The eighteenth CD in the latest BBC Legends release is based entirely on a performance that took place on February 26, 1972 at the Queen Elizabeth Hall in London. The featured artist was violinist Henryk Szeryng performing as both concerto soloist and conductor of the English Chamber Orchestra. The opening selection is Wolfgang Amadeus Mozart’s K. 216 (third) violin concerto. This is followed by the first four of the twelve concertos collected by Antonio Vivaldi as his Opus 8, entitled Il cimento dell'armonia e dell'inventione (the contest between harmony and invention). Those four concertos have a more familiar title of their own: The Four Seasons. The program concludes with an encore selection of the final Allegro movement from the eighth in Vivaldi’s Opus 3 collection of twelve concertos, entitled L'estro armonico (the harmonic inspiration).
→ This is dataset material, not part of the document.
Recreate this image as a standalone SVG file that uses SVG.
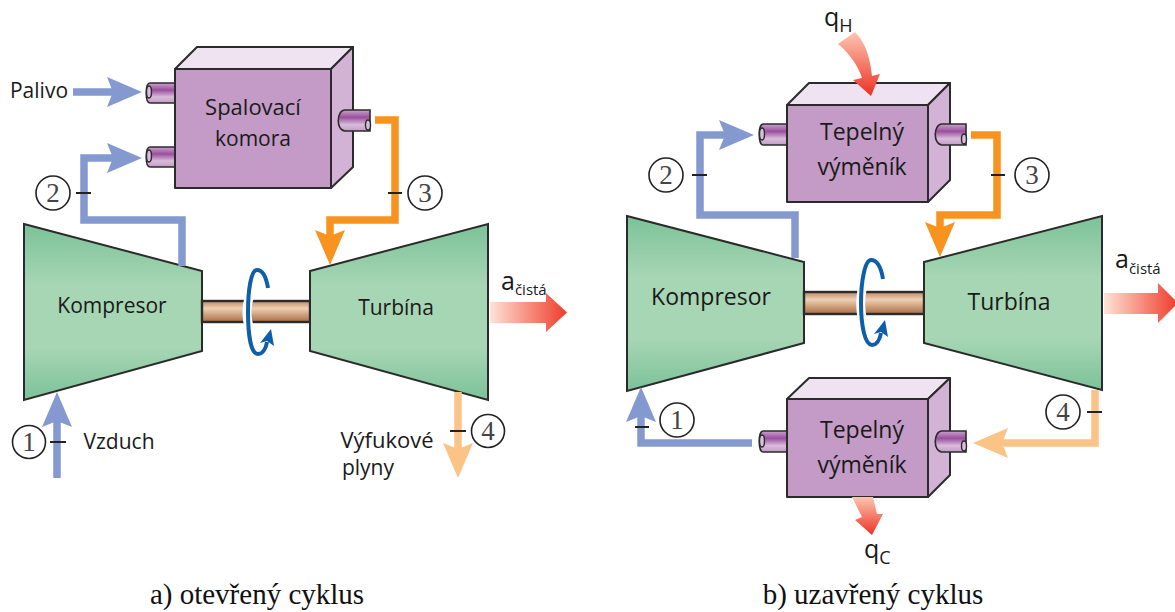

The concerto was scored for two violins in the key of A minor, and the second violin soloist was José Luis Garcia.
Szeryng had an extensive catalog of recordings covering an impressive breadth of music history. In writing about those recordings, I felt obliged to write:
It is also worth noting that Szeryng’s recordings of Bach and Mozart were made at a time before critics started to discuss seriously matters of historically-informed performance.
By 1972 audiences were becoming more familiar with the implications of historically-informed performance, but this BBC album suggests that Szeryng never really changed with the times, even when his Mozart recordings with Paul Sacher were made with a chamber orchestra. Nevertheless, there is no shortage of expressive interpretation in his approaches to both Mozart and Vivaldi, even if his expressiveness is the result of twentieth-century aesthetics, rather than those of earlier periods.